Copy the lines of the data below exactly, starting at the first and stopping after the line that contains "fig = plt.figure(figsize=(W"; include no pictures.

══ Data records

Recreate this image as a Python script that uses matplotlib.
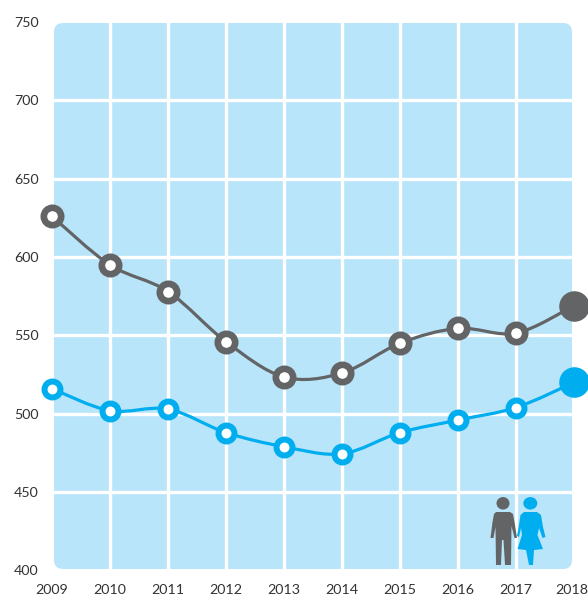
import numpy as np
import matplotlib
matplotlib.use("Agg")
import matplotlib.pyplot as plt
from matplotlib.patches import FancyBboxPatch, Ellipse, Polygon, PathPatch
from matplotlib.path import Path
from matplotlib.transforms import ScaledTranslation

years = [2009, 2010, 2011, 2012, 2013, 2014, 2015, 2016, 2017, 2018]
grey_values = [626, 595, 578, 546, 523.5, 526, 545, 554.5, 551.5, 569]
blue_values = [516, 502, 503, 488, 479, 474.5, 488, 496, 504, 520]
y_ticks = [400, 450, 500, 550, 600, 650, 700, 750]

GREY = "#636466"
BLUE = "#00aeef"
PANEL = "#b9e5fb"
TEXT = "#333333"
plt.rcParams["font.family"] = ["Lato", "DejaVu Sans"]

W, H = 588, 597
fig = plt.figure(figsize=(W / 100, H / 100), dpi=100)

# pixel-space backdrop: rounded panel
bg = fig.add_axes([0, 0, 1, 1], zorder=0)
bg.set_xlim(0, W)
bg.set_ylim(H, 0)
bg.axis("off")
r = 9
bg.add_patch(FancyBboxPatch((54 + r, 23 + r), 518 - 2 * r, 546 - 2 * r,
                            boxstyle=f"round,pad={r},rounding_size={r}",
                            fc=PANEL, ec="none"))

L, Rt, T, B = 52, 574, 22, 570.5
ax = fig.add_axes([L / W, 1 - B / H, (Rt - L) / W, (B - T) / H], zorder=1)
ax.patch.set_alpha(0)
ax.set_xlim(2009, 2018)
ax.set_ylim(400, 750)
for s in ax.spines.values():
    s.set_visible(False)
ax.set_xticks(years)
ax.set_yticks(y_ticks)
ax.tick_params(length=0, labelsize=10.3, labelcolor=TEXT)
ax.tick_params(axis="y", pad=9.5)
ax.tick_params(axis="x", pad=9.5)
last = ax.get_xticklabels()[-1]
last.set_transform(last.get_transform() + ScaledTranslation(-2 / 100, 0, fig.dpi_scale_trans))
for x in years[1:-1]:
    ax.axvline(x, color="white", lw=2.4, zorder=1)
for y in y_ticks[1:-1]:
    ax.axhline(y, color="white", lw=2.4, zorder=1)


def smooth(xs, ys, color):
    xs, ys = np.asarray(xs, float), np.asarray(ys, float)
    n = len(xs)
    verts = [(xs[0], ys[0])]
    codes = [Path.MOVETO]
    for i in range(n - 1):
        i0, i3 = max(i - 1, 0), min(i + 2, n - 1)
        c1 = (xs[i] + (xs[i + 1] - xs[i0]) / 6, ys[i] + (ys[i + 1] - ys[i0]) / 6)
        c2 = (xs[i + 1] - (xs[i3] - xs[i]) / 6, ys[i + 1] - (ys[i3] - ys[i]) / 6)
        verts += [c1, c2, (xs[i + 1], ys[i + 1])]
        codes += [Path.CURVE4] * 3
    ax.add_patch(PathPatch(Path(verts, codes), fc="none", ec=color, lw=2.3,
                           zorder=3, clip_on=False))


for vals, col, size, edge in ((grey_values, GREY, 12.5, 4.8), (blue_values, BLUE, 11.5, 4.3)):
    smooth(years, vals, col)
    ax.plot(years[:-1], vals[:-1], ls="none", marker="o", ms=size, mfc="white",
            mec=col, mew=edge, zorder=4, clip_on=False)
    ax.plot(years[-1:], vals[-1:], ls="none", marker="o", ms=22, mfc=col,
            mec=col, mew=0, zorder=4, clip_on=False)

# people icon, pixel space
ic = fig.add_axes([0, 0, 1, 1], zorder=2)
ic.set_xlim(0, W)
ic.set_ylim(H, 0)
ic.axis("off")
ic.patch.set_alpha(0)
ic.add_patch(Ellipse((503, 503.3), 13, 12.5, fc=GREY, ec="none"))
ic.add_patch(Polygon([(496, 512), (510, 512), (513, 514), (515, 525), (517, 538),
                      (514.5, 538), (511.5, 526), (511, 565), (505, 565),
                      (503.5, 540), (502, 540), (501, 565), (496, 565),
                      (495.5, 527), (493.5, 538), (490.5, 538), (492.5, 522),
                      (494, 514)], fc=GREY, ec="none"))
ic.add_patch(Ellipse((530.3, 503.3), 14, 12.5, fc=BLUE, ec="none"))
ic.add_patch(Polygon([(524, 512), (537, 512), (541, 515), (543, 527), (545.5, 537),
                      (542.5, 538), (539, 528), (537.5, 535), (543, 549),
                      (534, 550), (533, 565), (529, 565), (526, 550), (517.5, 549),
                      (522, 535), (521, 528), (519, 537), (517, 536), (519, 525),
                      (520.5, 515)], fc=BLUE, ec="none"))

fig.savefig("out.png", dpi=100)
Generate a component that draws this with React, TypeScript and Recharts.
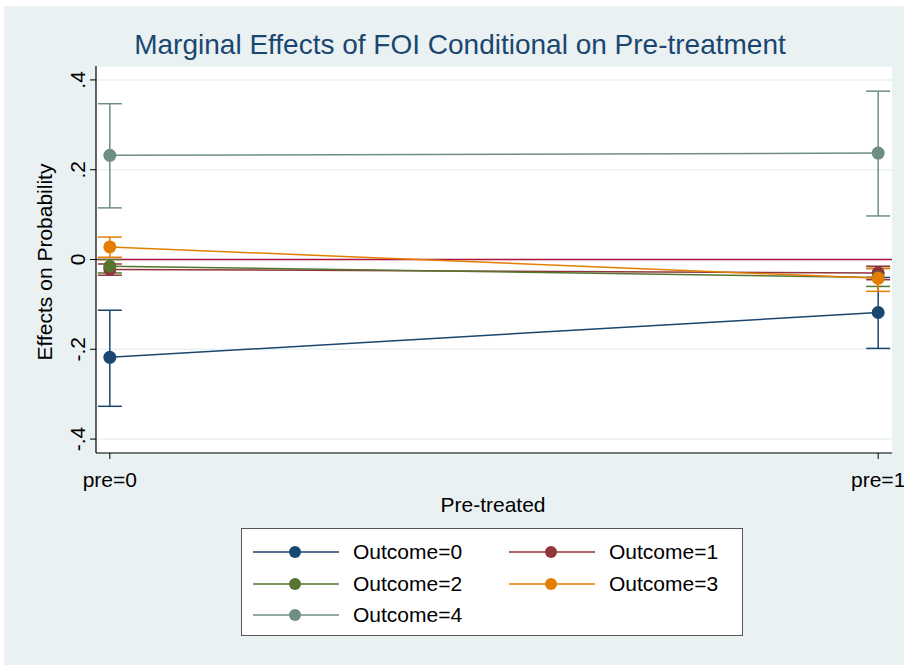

════

● Solution:
Recreate this image as a Python script that uses matplotlib.
import numpy as np
import matplotlib
matplotlib.use("Agg")
import matplotlib.pyplot as plt
from matplotlib.patches import FancyBboxPatch, Ellipse, Polygon, PathPatch
from matplotlib.path import Path
from matplotlib.transforms import ScaledTranslation

years = [2009, 2010, 2011, 2012, 2013, 2014, 2015, 2016, 2017, 2018]
grey_values = [626, 595, 578, 546, 523.5, 526, 545, 554.5, 551.5, 569]
blue_values = [516, 502, 503, 488, 479, 474.5, 488, 496, 504, 520]
y_ticks = [400, 450, 500, 550, 600, 650, 700, 750]

GREY = "#636466"
BLUE = "#00aeef"
PANEL = "#b9e5fb"
TEXT = "#333333"
plt.rcParams["font.family"] = ["Lato", "DejaVu Sans"]

W, H = 588, 597
fig = plt.figure(figsize=(W / 100, H / 100), dpi=100)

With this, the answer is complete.